Bera is the seniormost member of the Indian American caucus

world Updated: May 14, 2017 10:36 IST
Yashwant Raj
Ami Bera, seniormost member of the Samosa Caucus.
Ami Bera, seniormost member of the Samosa Caucus.(Photo: MCT via Getty Images)

Ami Bera, 51, from California, the senior-most Indian American legislator, is into his third term. In his previous two terms, he travelled to India and co-chaired the India Caucus in the House of Representatives. Born to Gujaratis from India, Bera has retained a strong link to India. An interview over email as Bera was travelling.

I am sure you know some of your fellow Indian Americans elected to Congress this time are calling themselves the “Samosa Caucus”.

Among members of our community, ‘the Samosa Caucus’ is a nice name, but I’d prefer calling ourselves the Indian American caucus. As leaders we can serve to inspire the next generation of young Indian Americans, as well as project our contributions as a community to the broader American experience. This leadership is now more important than ever given the new administration’s rhetoric against immigrants.

All of them hold you as their mentor, who helped them settle down in their new roles.

I appreciate the compliment, but really, Pramila, Raja, and Ro are leaders in their own right. I’ve tried to help them navigate the transition to Congress as well as domestic American politics, US-India, and Indian politics. They’re all doing great, with each finding their own unique voice and I expect each of them will make their own unique impact.

Congressman, how does it feel to have so many fellow Indian Americans in the House together? And do you try and coordinate legislative action with them?

This is a great start and hopefully we will continue to see Indian Americans engaging in the political process. With regards to specific policy coordination, unfortunate circumstances have led us to focus on acts of hate violence in America. The tragic murder of Srinivas Kuchibhotla in Olathe, Kansas, and the frequency of other incidents around the country spurred us to join together to fight this hate. Collectively, we are working with other civil rights organisations to push back against the Trump administration’s policies and rhetoric. We have also joined together to co-sponsor legislation, including the Fairness for High-Skilled Immigrants Act (HR 392) and the No Religious Registry Act (HR 489).

Do tell us a little about interacting with them.
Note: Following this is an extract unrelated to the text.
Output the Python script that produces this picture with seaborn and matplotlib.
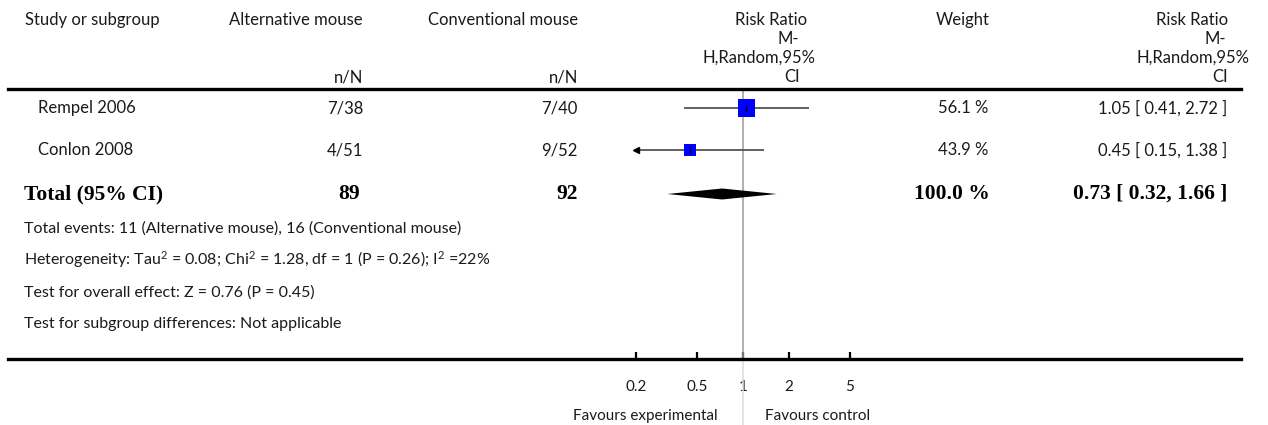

I remember four years ago, how overwhelming it was when I first got elected. Trying to hire staff, set up an office, select committees and just learn what it means to be a member of the House of Representatives. When Pramila, Raja and Ro were elected, it was my obligation to help them in any way I could. From recommending staff to sharing what I’ve learned. We talk pretty regularly and often speak to Indian American and Asian American groups that visit DC. We’ve discussed working together to help inspire others from our community to consider getting involved in the political process.

Do you think the group can help the community, and if so, how?

The Indian American community has done very well in America. We are now the most affluent and most educated demographic, and one that is key to the economic success of America. Five members of Congress give our community a voice at the political table, and it’s my hope that over the next few years we will be joined by more colleagues. One day we may see an Indian American President - after all, this is the America we believe in.